**What you have to do**
Restate all the material verbatim, except for the pictures.

**Stored data**
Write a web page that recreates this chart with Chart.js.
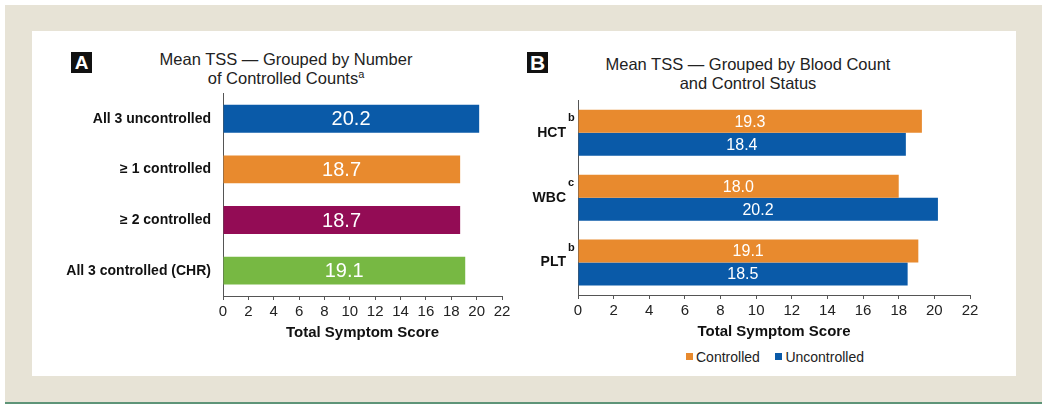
<!DOCTYPE html>
<html>
<head>
<meta charset="utf-8">
<script src="https://cdn.jsdelivr.net/npm/chart.js@4.4.0/dist/chart.umd.min.js"></script>
<style>
  body { margin: 0; background: #fff; font-family: "Liberation Sans", Arial, sans-serif; }
  #frame { position: absolute; left: 5px; top: 5px; width: 1037px; height: 397px; background: #e7e3d6; border-bottom: 2px solid #5e9478; }
  #panel { position: absolute; left: 32px; top: 31px; width: 984px; height: 345px; background: #fff; }
  .box { position: absolute; width: 17px; height: 17px; border: 2px solid #111; color: #fff; background: #111; font: bold 19px "Liberation Sans", Arial; line-height: 18px; text-align: center; }
  .title { position: absolute; text-align: center; font-size: 16.5px; color: #222; line-height: 19px; }
  .title sup { font-size: 11px; vertical-align: 6px; line-height: 0; }
  canvas { position: absolute; }
  #legend { position: absolute; left: 686px; top: 349px; font-size: 14px; color: #222; }
  #legend span.sq { display: inline-block; width: 7px; height: 7px; margin-right: 3px; vertical-align: 2px; }
</style>
</head>
<body>
<div id="frame"></div>
<div id="panel"></div>
<div class="box" style="left:71px;top:52px;">A</div>
<div class="title" style="left:136px;top:50px;width:300px;">Mean TSS — Grouped by Number<br>of Controlled Counts<sup>a</sup></div>
<div class="box" style="left:527px;top:52px;font-size:21px;">B</div>
<div class="title" style="left:598px;top:55px;width:300px;">Mean TSS — Grouped by Blood Count<br>and Control Status</div>
<div style="position:absolute;left:40px;top:73px;width:480px;height:273px;"><canvas id="chartA"></canvas></div>
<div style="position:absolute;left:526px;top:80px;width:464px;height:265px;"><canvas id="chartB"></canvas></div>
<div id="legend"><span class="sq" style="background:#e88a2e"></span>Controlled&nbsp;&nbsp;&nbsp;&nbsp;<span class="sq" style="background:#0a5aa8"></span>Uncontrolled</div>
<script>
// panel A
const groupsA = ['All 3 uncontrolled', '\u2265 1 controlled', '\u2265 2 controlled', 'All 3 controlled (CHR)'];
const tssA = [20.2, 18.7, 18.7, 19.1];
const colorsA = ['#0a5aa8', '#e88a2e', '#930c55', '#77b843'];

// panel B
const countsB = ['HCT', 'WBC', 'PLT'];
const footB = ['b', 'c', 'b'];
const controlled = [19.3, 18.0, 19.1];
const uncontrolled = [18.4, 20.2, 18.5];

const xTicks = [0, 2, 4, 6, 8, 10, 12, 14, 16, 18, 20, 22];

const barText = {
    id: 'barText',
    afterDatasetsDraw(chart, args, opts) {
        const ctx = chart.ctx;
        ctx.save();
        ctx.fillStyle = '#fff';
        ctx.font = opts.font;
        ctx.textAlign = 'center';
        ctx.textBaseline = 'middle';
        chart.data.datasets.forEach((ds, i) => {
            chart.getDatasetMeta(i).data.forEach((bar, j) => {
                const x0 = chart.scales.x.getPixelForValue(0);
                ctx.fillText(ds.data[j].toFixed(1), (x0 + bar.x) / 2, bar.y + 1);
            });
        });
        ctx.restore();
    }
};

const footnotes = {
    id: 'footnotes',
    afterDraw(chart, args, opts) {
        if (!opts.marks) return;
        const ctx = chart.ctx;
        const y = chart.scales.y;
        ctx.save();
        ctx.fillStyle = '#111';
        ctx.font = 'bold 11px "Liberation Sans", Arial';
        ctx.textAlign = 'left';
        opts.marks.forEach((m, i) => {
            ctx.fillText(m, y.right - 10, y.getPixelForTick(i) - 12);
        });
        ctx.restore();
    }
};

function xScale() {
    return {
        min: 0, max: 22,
        afterBuildTicks: s => { s.ticks = xTicks.map(v => ({ value: v })); },
        afterFit: s => { s.height = 50; },
        border: { display: true, color: '#555', width: 1 },
        grid: { drawOnChartArea: false, drawTicks: true, tickLength: 4, color: '#555' },
        ticks: { color: '#222', font: { size: 15, family: '"Liberation Sans", Arial' }, padding: 3, maxRotation: 0 },
        title: { display: true, text: 'Total Symptom Score', color: '#111', font: { size: 15, weight: 'bold', family: '"Liberation Sans", Arial' }, padding: { top: 3 } }
    };
}

function yScale(width, size) {
    return {
        afterFit: s => { s.width = width; },
        border: { display: true, color: '#555', width: 1 },
        grid: { display: false, drawTicks: false },
        ticks: { color: '#111', font: { size: size, weight: 'bold', family: '"Liberation Sans", Arial' }, padding: 12 }
    };
}

new Chart(document.getElementById('chartA'), {
    type: 'bar',
    data: {
        labels: groupsA,
        datasets: [{ data: tssA, backgroundColor: colorsA, barPercentage: 0.55, categoryPercentage: 1 }]
    },
    options: {
        indexAxis: 'y',
        responsive: true,
        maintainAspectRatio: false,
        animation: false,
        layout: { padding: { top: 8, right: 18, left: 0, bottom: 0 } },
        scales: { x: xScale(), y: yScale(183, 14) },
        plugins: {
            legend: { display: false },
            tooltip: { enabled: false },
            barText: { font: '20px "Liberation Sans", Arial' }
        }
    },
    plugins: [barText]
});

new Chart(document.getElementById('chartB'), {
    type: 'bar',
    data: {
        labels: countsB,
        datasets: [
            { label: 'Controlled', data: controlled, backgroundColor: '#e88a2e', barPercentage: 1, categoryPercentage: 0.71 },
            { label: 'Uncontrolled', data: uncontrolled, backgroundColor: '#0a5aa8', barPercentage: 1, categoryPercentage: 0.71 }
        ]
    },
    options: {
        indexAxis: 'y',
        responsive: true,
        maintainAspectRatio: false,
        animation: false,
        layout: { padding: { top: 8, right: 20, left: 0, bottom: 0 } },
        scales: { x: xScale(), y: yScale(52, 14) },
        plugins: {
            legend: { display: false },
            tooltip: { enabled: false },
            barText: { font: '16px "Liberation Sans", Arial' },
            footnotes: { marks: footB }
        }
    },
    plugins: [barText, footnotes]
});
</script>
</body>
</html>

**Solution to the problem**
Write a web page that recreates this chart with Chart.js.
<!DOCTYPE html>
<html>
<head>
<meta charset="utf-8">
<script src="https://cdn.jsdelivr.net/npm/chart.js@4.4.0/dist/chart.umd.min.js"></script>
<style>
  body { margin: 0; background: #fff; font-family: "Liberation Sans", Arial, sans-serif; }
  #frame { position: absolute; left: 5px; top: 5px; width: 1037px; height: 397px; background: #e7e3d6; border-bottom: 2px solid #5e9478; }
  #panel { position: absolute; left: 32px; top: 31px; width: 984px; height: 345px; background: #fff; }
  .box { position: absolute; width: 17px; height: 17px; border: 2px solid #111; color: #fff; background: #111; font: bold 19px "Liberation Sans", Arial; line-height: 18px; text-align: center; }
  .title { position: absolute; text-align: center; font-size: 16.5px; color: #222; line-height: 19px; }
  .title sup { font-size: 11px; vertical-align: 6px; line-height: 0; }
  canvas { position: absolute; }
  #legend { position: absolute; left: 686px; top: 349px; font-size: 14px; color: #222; }
  #legend span.sq { display: inline-block; width: 7px; height: 7px; margin-right: 3px; vertical-align: 2px; }
</style>
</head>
<body>
<div id="frame"></div>
<div id="panel"></div>
<div class="box" style="left:71px;top:52px;">A</div>
<div class="title" style="left:136px;top:50px;width:300px;">Mean TSS — Grouped by Number<br>of Controlled Counts<sup>a</sup></div>
<div class="box" style="left:527px;top:52px;font-size:21px;">B</div>
<div class="title" style="left:598px;top:55px;width:300px;">Mean TSS — Grouped by Blood Count<br>and Control Status</div>
<div style="position:absolute;left:40px;top:73px;width:480px;height:273px;"><canvas id="chartA"></canvas></div>
<div style="position:absolute;left:526px;top:80px;width:464px;height:265px;"><canvas id="chartB"></canvas></div>
<div id="legend"><span class="sq" style="background:#e88a2e"></span>Controlled&nbsp;&nbsp;&nbsp;&nbsp;<span class="sq" style="background:#0a5aa8"></span>Uncontrolled</div>
<script>
// panel A
const groupsA = ['All 3 uncontrolled', '\u2265 1 controlled', '\u2265 2 controlled', 'All 3 controlled (CHR)'];
const tssA = [20.2, 18.7, 18.7, 19.1];
const colorsA = ['#0a5aa8', '#e88a2e', '#930c55', '#77b843'];

// panel B
const countsB = ['HCT', 'WBC', 'PLT'];
const footB = ['b', 'c', 'b'];
const controlled = [19.3, 18.0, 19.1];
const uncontrolled = [18.4, 20.2, 18.5];

const xTicks = [0, 2, 4, 6, 8, 10, 12, 14, 16, 18, 20, 22];

const barText = {
    id: 'barText',
    afterDatasetsDraw(chart, args, opts) {
        const ctx = chart.ctx;
        ctx.save();
        ctx.fillStyle = '#fff';
        ctx.font = opts.font;
        ctx.textAlign = 'center';
        ctx.textBaseline = 'middle';
        chart.data.datasets.forEach((ds, i) => {
            chart.getDatasetMeta(i).data.forEach((bar, j) => {
                const x0 = chart.scales.x.getPixelForValue(0);
                ctx.fillText(ds.data[j].toFixed(1), (x0 + bar.x) / 2, bar.y + 1);
            });
        });
        ctx.restore();
    }
};

const footnotes = {
    id: 'footnotes',
    afterDraw(chart, args, opts) {
        if (!opts.marks) return;
        const ctx = chart.ctx;
        const y = chart.scales.y;
        ctx.save();
        ctx.fillStyle = '#111';
        ctx.font = 'bold 11px "Liberation Sans", Arial';
        ctx.textAlign = 'left';
        opts.marks.forEach((m, i) => {
            ctx.fillText(m, y.right - 10, y.getPixelForTick(i) - 12);
        });
        ctx.restore();
    }
};

function xScale() {
    return {
        min: 0, max: 22,
        afterBuildTicks: s => { s.ticks = xTicks.map(v => ({ value: v })); },
        afterFit: s => { s.height = 50; },
        border: { display: true, color: '#555', width: 1 },
        grid: { drawOnChartArea: false, drawTicks: true, tickLength: 4, color: '#555' },
        ticks: { color: '#222', font: { size: 15, family: '"Liberation Sans", Arial' }, padding: 3, maxRotation: 0 },
        title: { display: true, text: 'Total Symptom Score', color: '#111', font: { size: 15, weight: 'bold', family: '"Liberation Sans", Arial' }, padding: { top: 3 } }
    };
}

function yScale(width, size) {
    return {
        afterFit: s => { s.width = width; },
        border: { display: true, color: '#555', width: 1 },
        grid: { display: false, drawTicks: false },
        ticks: { color: '#111', font: { size: size, weight: 'bold', family: '"Liberation Sans", Arial' }, padding: 12 }
    };
}

new Chart(document.getElementById('chartA'), {
    type: 'bar',
    data: {
        labels: groupsA,
        datasets: [{ data: tssA, backgroundColor: colorsA, barPercentage: 0.55, categoryPercentage: 1 }]
    },
    options: {
        indexAxis: 'y',
        responsive: true,
        maintainAspectRatio: false,
        animation: false,
        layout: { padding: { top: 8, right: 18, left: 0, bottom: 0 } },
        scales: { x: xScale(), y: yScale(183, 14) },
        plugins: {
            legend: { display: false },
            tooltip: { enabled: false },
            barText: { font: '20px "Liberation Sans", Arial' }
        }
    },
    plugins: [barText]
});

new Chart(document.getElementById('chartB'), {
    type: 'bar',
    data: {
        labels: countsB,
        datasets: [
            { label: 'Controlled', data: controlled, backgroundColor: '#e88a2e', barPercentage: 1, categoryPercentage: 0.71 },
            { label: 'Uncontrolled', data: uncontrolled, backgroundColor: '#0a5aa8', barPercentage: 1, categoryPercentage: 0.71 }
        ]
    },
    options: {
        indexAxis: 'y',
        responsive: true,
        maintainAspectRatio: false,
        animation: false,
        layout: { padding: { top: 8, right: 20, left: 0, bottom: 0 } },
        scales: { x: xScale(), y: yScale(52, 14) },
        plugins: {
            legend: { display: false },
            tooltip: { enabled: false },
            barText: { font: '16px "Liberation Sans", Arial' },
            footnotes: { marks: footB }
        }
    },
    plugins: [barText, footnotes]
});
</script>
</body>
</html>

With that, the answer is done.